Modeling Convective Core Overshoot and Diffusion in Procyon Constrained by Asteroseismic Data

TL;DR

This study uses asteroseismic data to refine stellar models of Procyon, revealing that including diffusion and a higher degree of core overshoot improves model accuracy and internal mixing understanding.

Contribution

It introduces a Bayesian analysis approach to constrain core overshoot and diffusion in Procyon models using asteroseismic data, highlighting the importance of model frequency type.

Findings

Most probable models include helium and metal diffusion.

Core overshoot between 0.9 and 1.5 pressure scale heights.

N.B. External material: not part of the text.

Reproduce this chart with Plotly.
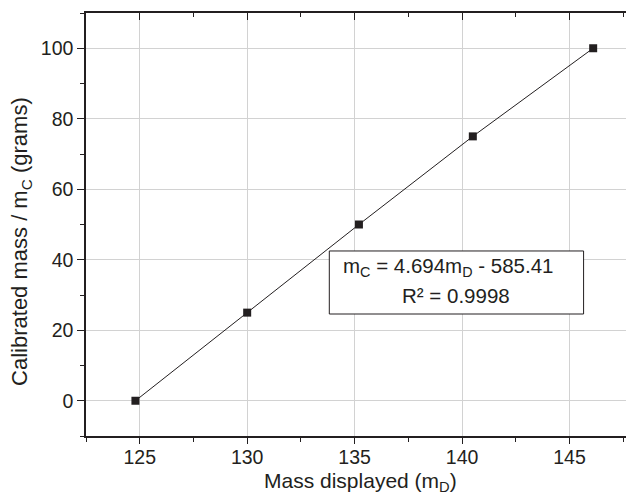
import plotly.graph_objects as go

# Data
mass_displayed = [124.8, 130.0, 135.2, 140.5, 146.1]
calibrated_mass = [0, 25, 50, 75, 100]
x_ticks = [125, 130, 135, 140, 145]
y_ticks = [0, 20, 40, 60, 80, 100]
eq_line1 = "m<sub>C</sub> = 4.694m<sub>D</sub> - 585.41"
eq_line2 = "R² = 0.9998"
x_title = "Mass displayed (m<sub>D</sub>)"
y_title = "Calibrated mass / m<sub>C</sub> (grams)"

INK = "#231f20"
FONT = "Liberation Sans, Arial, sans-serif"
FS = 19.5
XR = [122.5, 148.0]
YR = [-10, 110]

fig = go.Figure()
fig.add_trace(go.Scatter(
    x=mass_displayed, y=calibrated_mass, mode="lines+markers",
    line=dict(color=INK, width=1),
    marker=dict(symbol="square", size=8, color=INK),
    showlegend=False, hoverinfo="skip",
))

fig.update_layout(
    width=626, height=488,
    margin=dict(l=78, r=0, t=5, b=60, autoexpand=False),
    paper_bgcolor="white", plot_bgcolor="white",
    font=dict(family=FONT, size=FS, color=INK),
    xaxis=dict(
        range=XR, tickvals=x_ticks, showgrid=True, gridcolor="#d2d2d2", gridwidth=1,
        zeroline=False, showline=True, linecolor=INK, linewidth=1.5, automargin=False,
        ticks="outside", ticklen=6, tickwidth=1.3, tickcolor=INK, ticklabelstandoff=-3,
        minor=dict(dtick=2.5, tick0=122.5, ticks="outside", ticklen=4, tickcolor=INK, tickwidth=1.2, showgrid=False),
        tickfont=dict(family=FONT, size=FS, color=INK),
    ),
    yaxis=dict(
        range=YR, tickvals=y_ticks, showgrid=True, gridcolor="#d2d2d2", gridwidth=1,
        zeroline=False, showline=True, linecolor=INK, linewidth=1.5, automargin=False,
        ticks="outside", ticklen=7, tickwidth=1.3, tickcolor=INK,
        minor=dict(dtick=10, tick0=-10, ticks="outside", ticklen=4, tickcolor=INK, tickwidth=1.2, showgrid=False),
        tickfont=dict(family=FONT, size=FS, color=INK),
    ),
    xaxis2=dict(
        overlaying="x", side="top", range=XR, tickvals=x_ticks, showticklabels=False,
        showgrid=False, zeroline=False, showline=True, linecolor=INK, linewidth=1.5, automargin=False,
        ticks="inside", ticklen=7, tickwidth=1.3, tickcolor=INK,
        minor=dict(dtick=2.5, tick0=122.5, ticks="inside", ticklen=4, tickcolor=INK, tickwidth=1.2, showgrid=False),
    ),
    yaxis2=dict(
        overlaying="y", side="right", range=YR, tickvals=y_ticks, showticklabels=False,
        showgrid=False, zeroline=False, showline=False, automargin=False,
        ticks="inside", ticklen=7, tickwidth=1.3, tickcolor=INK,
        minor=dict(dtick=10, tick0=-10, ticks="inside", ticklen=4, tickcolor=INK, tickwidth=1.2, showgrid=False),
    ),
)

# invisible trace to activate the mirror axes
fig.add_trace(go.Scatter(x=[XR[0]], y=[YR[0]], xaxis="x2", yaxis="y2", mode="markers",
                         marker=dict(opacity=0), showlegend=False, hoverinfo="skip"))

# axis titles
fig.add_annotation(xref="paper", yref="paper", x=0.5, y=-0.108, xanchor="center", yanchor="middle",
                   text=x_title, showarrow=False, font=dict(family=FONT, size=21, color=INK))
fig.add_annotation(xref="paper", yref="paper", x=-0.1177, y=0.46, xanchor="center", yanchor="middle",
                   text=y_title, textangle=-90, showarrow=False, font=dict(family=FONT, size=22, color=INK))

# equation box
fig.add_shape(type="rect", xref="paper", yref="paper", x0=0.444, x1=0.908, y0=0.2884, y1=0.4374,
              line=dict(color=INK, width=1), fillcolor="white", layer="above")
fig.add_annotation(xref="paper", yref="paper", x=0.6606, y=0.400, xanchor="center", yanchor="middle",
                   text=eq_line1, showarrow=False, font=dict(family=FONT, size=20.5, color=INK))
fig.add_annotation(xref="paper", yref="paper", x=0.675, y=0.333, xanchor="center", yanchor="middle",
                   text=eq_line2, showarrow=False, font=dict(family=FONT, size=20.5, color=INK))

fig.write_html("out.html")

Models with higher overshoot better match asteroseismic data.

Abstract

We compare evolved stellar models, which match Procyons mass and position in the HR diagram, to current ground-based asteroseismic observations. Diffusion of helium and metals along with two conventional core overshoot descriptions and the Kuhfuss nonlocal theory of convection are considered. We establish that one of the two published asteroseismic data reductions for Procyon, which mainly differ in their identification of even versus odd l-values, is a significantly more probable and self-consistent match to our models than the other. The most probable models according to our Bayesian analysis have evolved to just short of turnoff, still retaining a hydrogen convective core. Our most probable models include Y and Z diffusion and have conventional core overshoot between 0.9 and 1.5 pressure scale heights, which increases the outer radius of the convective core by between 22% to 28%, respectively. We discuss the significance of this comparatively higher than expected core overshoot amount in terms of internal mixing during evolution. The parameters of our most probable models are similar regardless of whether adiabatic or nonadiabatic model p-mode frequencies are compared to the observations, although, the Bayesian probabilities are greater when the nonadiabatic model frequencies are used. All the most probable models (with or without core overshoot, adiabatic or nonadiabatic model frequencies, diffusion or no diffusion, including priors for the observed HRD location and mass or not) have masses that are within one sigma of the observed mass 1.497+/-0.037 Msun.